Ok, this interview might have been a bit ”heavier” than some of the others we’ve done so far, so it seems fitting to try and end on a more positive note. At the end of the adventure, there is an appendix with a soundtrack to accompany the various parts of the adventure, with music that you’ve made yourself. This is just immensely cool and it’s so thematic. Have you always been musically minded? Do you intend to keep doing this in the future?
Yeah, I’m finishing up a Master’s of Music in Composition this year! I learn a lot about contemporary classical composition in the program, but I’ve also been interested in more popular genres, especially soundtrack work. Writing soundtracks for my D&D games has always been a fun part of it, and I figured it’d be fun to do so for my published adventures as well. I imagine I’ll mostly keep doing this, although the soundtracks for my first three adventures have been very long so far and I don’t know how sustainable it is in the long run. I’ve also got plans for a sort of spiritual successor to To Undo the Glue that’s much more music-focused so look out for that sometime in the distant future!

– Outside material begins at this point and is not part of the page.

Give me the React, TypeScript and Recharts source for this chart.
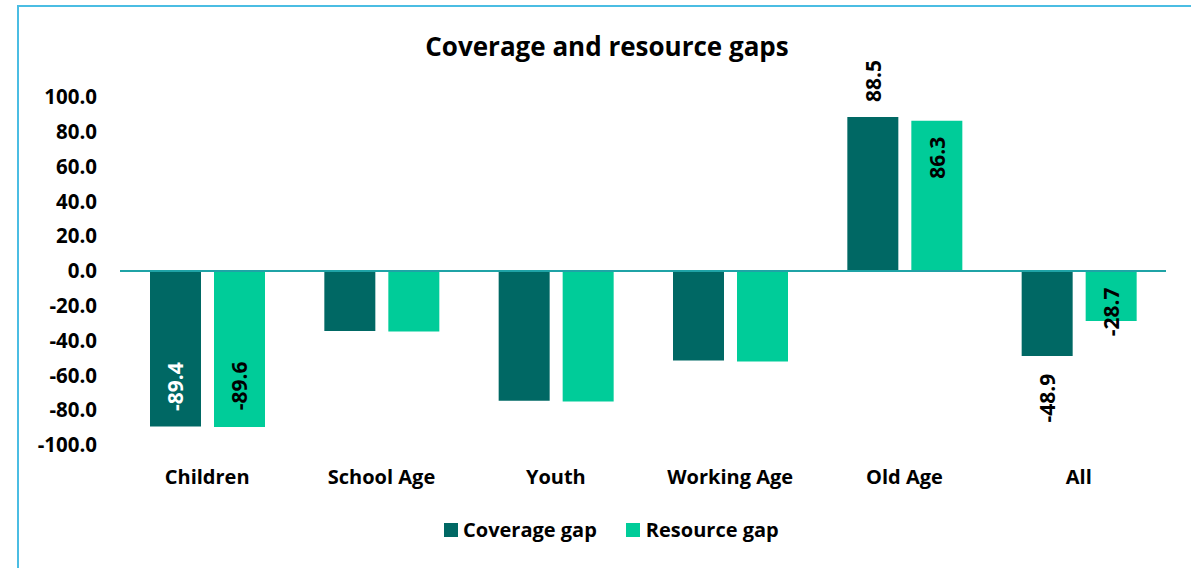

Is there anything else that you would like to add before we finish ?
Thanks for giving me this opportunity! I’d really just like to thank all the wonderful folks who helped make this adventure come to life, especially Eli Depper who created all the wonderful artwork for the adventure. It was such a fun adventure to write and has been a long time coming and I hope it helps lead to fun sessions and people pushing TTRPGs further!
Thank you again, and I hope that we get to see many more adventures from you in the future!